Selain Angga yang diganti oleh Atun, Gatot juga mengaku adanya desas-desus mantan Sesmenpora Alfitra Salamm diberhentikan karena menolak memberikan uang kepada Imam Nahrawi.

"Saya tidak pernah mendengar langsung dari Pak Imam atau Pak Alfitra apakah ada permintaan uang, tapi tanggal 13 Juni 2016 sudah terbit SK pemberhentian Pak Alfitra, namun baru 20 Juni ada surat pengunduran diri Alfitra, lazimnya keputusan presiden seharusnya ada permohonan pemberhentian lebih dulu tapi saya dengar rumor di luar karena ada sesuatu, teman-teman di Kemenpora mengatakan karena uang tapi saya tidak meyakini kepastiannya," ungkap Gatot.

JPU KPK lalu membacakan BAP Gatot no. 19

"'Bila permintaan Imam Nahrawi tidai diikuti pegawai Kemenproa, baik langsung maupun tidak langsung melalui stafnya maka Imam Nahrawi memberhentikan atau memutasi, contohnya Alfitra Salamm diberhentikan sebagai Sesmenpora karena menolak memberikan Rp5 miliar ke Imam Nahrawi. Imam Nahrawi juga mengirim surat ke Presiden untuk pemberhentian Alfitra, namun sebelum ada surat dari Presiden, Alfitra sudah lebih dulu mengundurkan diri. Contoh lain adalah Angga yang diganti oleh Atun karena menolak untuk memberikan uang', apa ini benar?" tanya jaksa Ronald Worotikan.

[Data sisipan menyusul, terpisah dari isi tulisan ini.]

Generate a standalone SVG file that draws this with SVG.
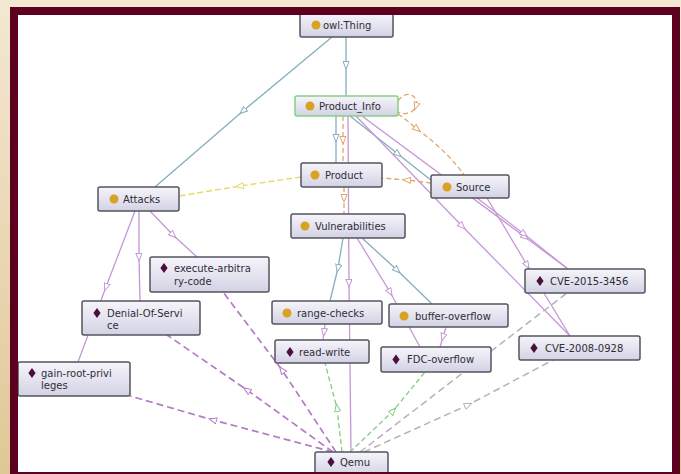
<svg xmlns="http://www.w3.org/2000/svg" xmlns:xlink="http://www.w3.org/1999/xlink" width="681" height="474" viewBox="0 0 681 474">
<defs>
<linearGradient id="bg" x1="0" y1="0" x2="0" y2="1">
<stop offset="0" stop-color="#f4e8d3"/><stop offset="1" stop-color="#e0c796"/>
</linearGradient>
<linearGradient id="nf" x1="0" y1="0" x2="0" y2="1">
<stop offset="0" stop-color="#f6f5fb"/><stop offset="1" stop-color="#d3d2e4"/>
</linearGradient>
<path id="dia" d="M0,-5 L3.6,0 L0,5 L-3.6,0 Z" fill="#4a0f3c"/>
<marker id="mb" markerWidth="10" markerHeight="8" refX="4" refY="3.5" orient="auto" markerUnits="userSpaceOnUse"><path d="M0.5,0.5 L8,3.5 L0.5,6.5 Z" fill="#fff" stroke="#86aebf" stroke-width="1"/></marker>
<marker id="mp" markerWidth="10" markerHeight="8" refX="4" refY="3.5" orient="auto" markerUnits="userSpaceOnUse"><path d="M0.5,0.5 L8,3.5 L0.5,6.5 Z" fill="#fff" stroke="#c597d6" stroke-width="1"/></marker>
<marker id="mpd" markerWidth="10" markerHeight="8" refX="4" refY="3.5" orient="auto" markerUnits="userSpaceOnUse"><path d="M0.5,0.5 L8,3.5 L0.5,6.5 Z" fill="#fff" stroke="#b47bc6" stroke-width="1"/></marker>
<marker id="mo" markerWidth="10" markerHeight="8" refX="4" refY="3.5" orient="auto" markerUnits="userSpaceOnUse"><path d="M0.5,0.5 L8,3.5 L0.5,6.5 Z" fill="#fff" stroke="#e2a56b" stroke-width="1"/></marker>
<marker id="my" markerWidth="10" markerHeight="8" refX="4" refY="3.5" orient="auto" markerUnits="userSpaceOnUse"><path d="M0.5,0.5 L8,3.5 L0.5,6.5 Z" fill="#fff" stroke="#e4dc6a" stroke-width="1"/></marker>
<marker id="mg" markerWidth="10" markerHeight="8" refX="4" refY="3.5" orient="auto" markerUnits="userSpaceOnUse"><path d="M0.5,0.5 L8,3.5 L0.5,6.5 Z" fill="#fff" stroke="#7fcf7f" stroke-width="1"/></marker>
<marker id="mgr" markerWidth="10" markerHeight="8" refX="4" refY="3.5" orient="auto" markerUnits="userSpaceOnUse"><path d="M0.5,0.5 L8,3.5 L0.5,6.5 Z" fill="#fff" stroke="#b3b3b3" stroke-width="1"/></marker>
</defs>
<style>
.e{fill:none;stroke-width:1.3}
.blue{stroke:#86aebf;marker-mid:url(#mb)}
.pur{stroke:#c597d6;marker-mid:url(#mp)}
.pd{stroke:#b47bc6;stroke-width:1.7;stroke-dasharray:7 4;marker-mid:url(#mpd)}
.or{stroke:#e2a56b;stroke-dasharray:5 3;marker-mid:url(#mo)}
.ye{stroke:#e4dc6a;stroke-width:1.5;stroke-dasharray:6 3;marker-mid:url(#my)}
.gr{stroke:#7fcf7f;stroke-dasharray:5 3;marker-mid:url(#mg)}
.gy{stroke:#b3b3b3;stroke-width:1.5;stroke-dasharray:7 4;marker-mid:url(#mgr)}
.box{fill:url(#nf);stroke:#54545e;stroke-width:1.5}
.sh{fill:#8a8a96;opacity:0.35}
.cls{fill:#d6a324}
text{font-family:"DejaVu Sans","Liberation Sans",sans-serif;font-size:10px;fill:#2e2e36}
</style>
<rect x="0" y="0" width="681" height="474" fill="url(#bg)"/>
<rect x="18" y="15" width="654" height="458" fill="#ffffff"/>
<g id="connectors">
<path class="e blue" d="M346,37 L346,65 L346,96"/>
<path class="e blue" d="M332,37 L243,111 L155,187"/>
<path class="e blue" d="M336,116 L336,138 L336,163"/>
<path class="e blue" d="M350,116 L398,154 L432,181"/>
<path class="e blue" d="M343,238 L338,268 L330,301"/>
<path class="e blue" d="M362,238 L397,270 L432,304"/>
<path class="e pur" d="M348,116 L349,283 L351,452"/>
<path class="e pur" d="M362,116 L525,237 L568,269"/>
<path class="e pur" d="M356,116 L462,226 L570,336"/>
<path class="e pur" d="M477,198 L524,234 L568,269"/>
<path class="e pur" d="M487,198 L527,265 L570,336"/>
<path class="e pur" d="M135,211 L106,287 L78,362"/>
<path class="e pur" d="M139,211 L139,257 L140,301"/>
<path class="e pur" d="M150,211 L173,235 L197,257"/>
<path class="e pur" d="M357,238 L390,292 L420,347"/>
<path class="e pur" d="M325,324 L324,332 L323,340"/>
<path class="e pur" d="M446,327 L443,337 L440,347"/>
<path class="e or" d="M398,101 C406,89 419,95 416,106 C413,114 405,115 398,112"/>
<path class="e or" d="M398,114 Q408,121 417,129 Q448,152 464,175"/>
<path class="e or" d="M431,183 L407,180 L382,178"/>
<path class="e or" d="M343,116 L343,140 L343,163"/>
<path class="e or" d="M344,187 L344,198 L344,214"/>
<path class="e ye" d="M301,177 L240,186 L179,196"/>
<path class="e pd" d="M333,452 L213,420 L130,396"/>
<path class="e pd" d="M333,452 L247,390 L167,335"/>
<path class="e pd" d="M336,452 L282,370 L223,292"/>
<path class="e gr" d="M342,452 L337,408 L325,363"/>
<path class="e gr" d="M350,452 L393,411 L425,372"/>
<path class="e gy" d="M360,452 L477,362 L567,293"/>
<path class="e gy" d="M364,452 L468,405 L553,360"/>
</g>
<g id="owl-thing"><rect class="box" x="300" y="13" width="93" height="24" rx="2"/><circle class="cls" cx="316" cy="25" r="4.5"/><text x="323" y="28.5">owl:Thing</text></g>
<g id="product-info"><rect class="box" x="295" y="96" width="103" height="20" rx="2" style="stroke:#84d184"/><circle class="cls" cx="310" cy="106" r="4.5"/><text x="319" y="109.5">Product_Info</text></g>
<g id="product"><rect class="box" x="301" y="163" width="81" height="24" rx="2"/><circle class="cls" cx="315" cy="175" r="4.5"/><text x="325" y="178.5">Product</text></g>
<g id="vulnerabilities"><rect class="box" x="291" y="214" width="114" height="24" rx="2"/><circle class="cls" cx="305" cy="226" r="4.5"/><text x="315" y="229.5">Vulnerabilities</text></g>
<g id="source"><rect class="box" x="431" y="175" width="78" height="23" rx="2"/><circle class="cls" cx="447" cy="187" r="4.5"/><text x="456" y="190.5">Source</text></g>
<g id="attacks"><rect class="box" x="98" y="187" width="81" height="24" rx="2"/><circle class="cls" cx="114" cy="199" r="4.5"/><text x="123" y="202.5">Attacks</text></g>
<g id="execute-arbitrary-code"><rect class="box" x="150" y="257" width="119" height="35" rx="2"/><use xlink:href="#dia" x="164" y="268"/><text x="174" y="271.5">execute-arbitra</text><text x="174" y="285">ry-code</text></g>
<g id="denial-of-service"><rect class="box" x="82" y="301" width="118" height="34" rx="2"/><use xlink:href="#dia" x="97" y="313"/><text x="107" y="316.5">Denial-Of-Servi</text><text x="107" y="329">ce</text></g>
<g id="gain-root-privileges"><rect class="box" x="18" y="362" width="112" height="34" rx="2"/><use xlink:href="#dia" x="32" y="373"/><text x="41" y="376.5">gain-root-privi</text><text x="41" y="389">leges</text></g>
<g id="range-checks"><rect class="box" x="272" y="301" width="110" height="23" rx="2"/><circle class="cls" cx="287" cy="313" r="4.5"/><text x="297" y="316.5">range-checks</text></g>
<g id="buffer-overflow"><rect class="box" x="389" y="304" width="119" height="23" rx="2"/><circle class="cls" cx="404" cy="316" r="4.5"/><text x="415" y="319.5">buffer-overflow</text></g>
<g id="read-write"><rect class="box" x="275" y="340" width="94" height="23" rx="2"/><use xlink:href="#dia" x="290" y="352"/><text x="299" y="355.5">read-write</text></g>
<g id="fdc-overflow"><rect class="box" x="381" y="347" width="110" height="25" rx="2"/><use xlink:href="#dia" x="396" y="359.5"/><text x="407" y="363">FDC-overflow</text></g>
<g id="cve-2015-3456"><rect class="box" x="525" y="269" width="120" height="24" rx="2"/><use xlink:href="#dia" x="540" y="281"/><text x="550" y="284.5">CVE-2015-3456</text></g>
<g id="cve-2008-0928"><rect class="box" x="519" y="336" width="121" height="24" rx="2"/><use xlink:href="#dia" x="534" y="348"/><text x="545" y="351.5">CVE-2008-0928</text></g>
<g id="qemu"><rect class="box" x="315" y="452" width="73" height="24" rx="2"/><use xlink:href="#dia" x="331" y="462"/><text x="340" y="465.5">Qemu</text></g>
<path d="M10,7 H680 V474 H10 Z M18,15 V472 H672 V15 Z" fill="#5c0020" fill-rule="evenodd"/>
</svg>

"Katanya ada permintaan uang tapi saya tidak percaya, saya tahunya dari media," ungkap Gatot.

Dalam perkara ini mantan Menpora Imam Nahrawi bersama-sama dengan asisten pribadinya Miftahul Ulum didakwa menerima suap totalnya sejumlah Rp11,5 miliar dari Sekretaris Jenderal Komite Olahraga Nasional Indonesia (KONI) Ending Fuad Hamidy dan Bendahara KONI Johnny E Awuy yaitu terkait proprosal bantuan dana hibah kepada Kemenpora dalam pelaksanaan tugas pengawasan dan pendampingan program Asian Games dan Asian Para Games 2018 serta proposal dukungan KONI Pusat dalam pengawasan dan pendampingan seleksi calon atlet dan pelatih atlet berpresetasi tahun 2018.

Sedangkan dalam dakwaan kedua Imam didakwa menerima gratifikasi berupa uang seluruhnya berjumlah Rp8,648 miliar dengan rincian Rp300 juta dari Ending Fuad Hamidy; uang Rp4,948 miliar sebagai tambahan operasional Menpora RI, Rp2 miliar sebagai pembayaran jasa desain Konsultan Arsitek Kantor Budipradono Architecs dari Lina Nurhasanah selaku Bendahara Pengeluaran Pembantu (BPP) Program Indonesia Emas (PRIMA) Kemenpora RI tahun anggaran 2015-2016; uang Rp1 milliar dari Edward Taufan Panjaitan selaku Pejabat Pembuat Komitmen (PPK) program Satlak Prima 2016-2017 dan uang sejumlah Rp400 juta dari Supriyono selaku BPP Peningkatan Presitasi Olahraga Nasional (PPON) tahun 2017-2018 dari KONI Pusat.